Feeling married with wife's family
Being married for almost fifteen years and my wife has her parents in other country. Her parents live with my wife three other siblings (two sisters and one brother) all of them work full time and are over 30s already. My wife’s parents are in the 60s and they don’t really work. The problem is my wife keeps helping them economically every month and doesn’t want stop doing it (I know it is over $100 every month and she keeps saying that it is her money and can do anything she wants with it [after she pays some bills in our home]). I am tired being arguing about it every month because we have kids and I want safe money for things we need here. However, I feel that they too tie each other and live as never will go out of that house (they are paying the house). I don’t know what to do because I don’t want to lose my marriage but she gets mad with me every time I spoke about it. Thank you for your feedbacks.
Could not help to notice the tense and frustrating situation you are in that involves you wife financially contributing to her family of origin, and your sense of responsibility in managing the finances for important things in your own household. Does not seem to make sense to you with your wife’s siblings working and living in the parent’s home. Must be a lot of loyalty there. Is this a cultural thing where adult children are expected to support parents?

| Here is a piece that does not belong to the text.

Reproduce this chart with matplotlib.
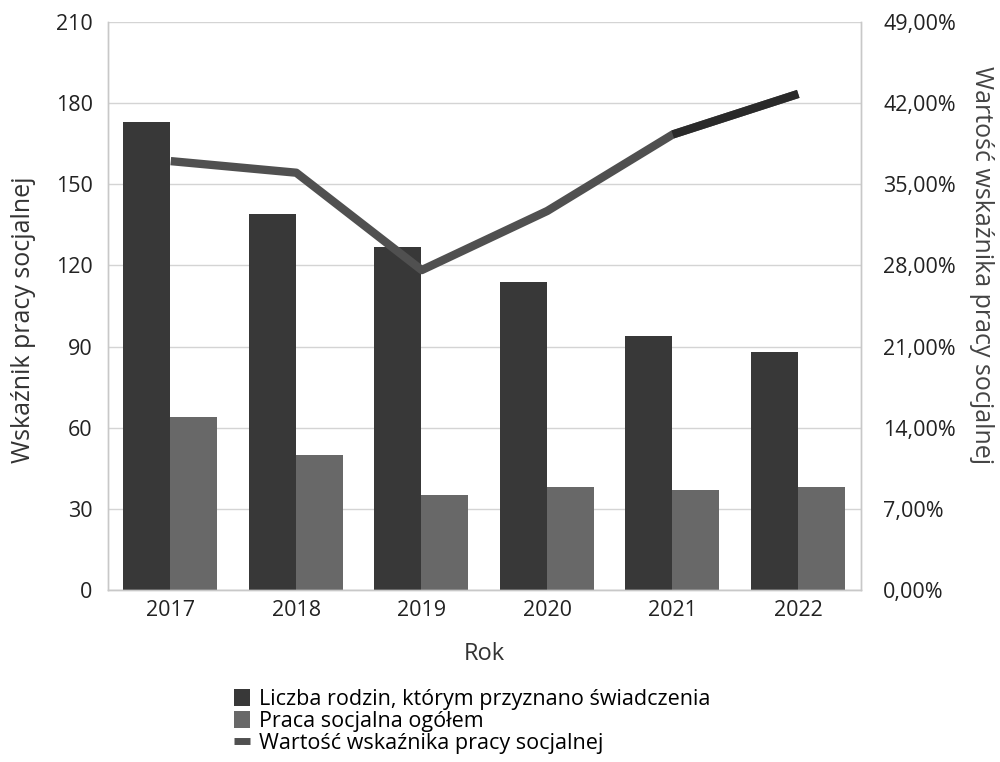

Does not appear that your wife is acting irresponsibly with her monthly payments to parents, but clearly a difference between the two of you on priorities for spending and/or savings. Turns out to be a very difficult topic to discuss, and from your description, the arguments are unproductive. This is a sensitive topic for her and you.
You are clear in your priority in not wanting to compromise your marriage over this issue. Here are some of my thoughts/perspectives:
(1) Maybe to get away from the specific monthly payment to the emotional-psychological meaning of money for each of you. Money is a loaded topic. For individuals, it can mean or feel like power, control, freedom to make choices, security, comfort, stability, etc. For many, money or the lack of it affects our mood, identity, how we value ourselves.
(2) Could the way you both discuss this subject be improved? Sounds like one or both of you might be feeling attacked, criticized, judged, which is only going to incite one’s defenses, often leading to counter-attack. An empathic approach would acknowledge the emotion and motivation behind the behavior, an indication of an attempt to understand the other, which often gets confused with agreement to what you are doing, which it is not. We can try to show support and understanding of where the other is coming from, but still have our own views and not agree. There are just differences, not right or wrong.
(3) Might consider marital counseling to help facilitate a resolution to your conflict.
(4) Maybe a financial advisor to help you prepare budget and/or options to reach your financial goals.
(5) You value your marriage, and you have been through and have accomplished a lot over 15 years. So, what is it that you find in each other, want to give to each other? Is there a faith or spiritual foundation to your marriage? Do you pray together? Having a relationship with Jesus can empower us to forgive, have compassion.
Hope this was helpful to you. My prayer is that you find your way through this based on realizing what is really important.
It sounds like all of the four adult children are helping out here. $100 a month is not much to help support her parents.
Are they elderly, ill?
Is this a cultural expectation that adult children contribute to the parents living expenses?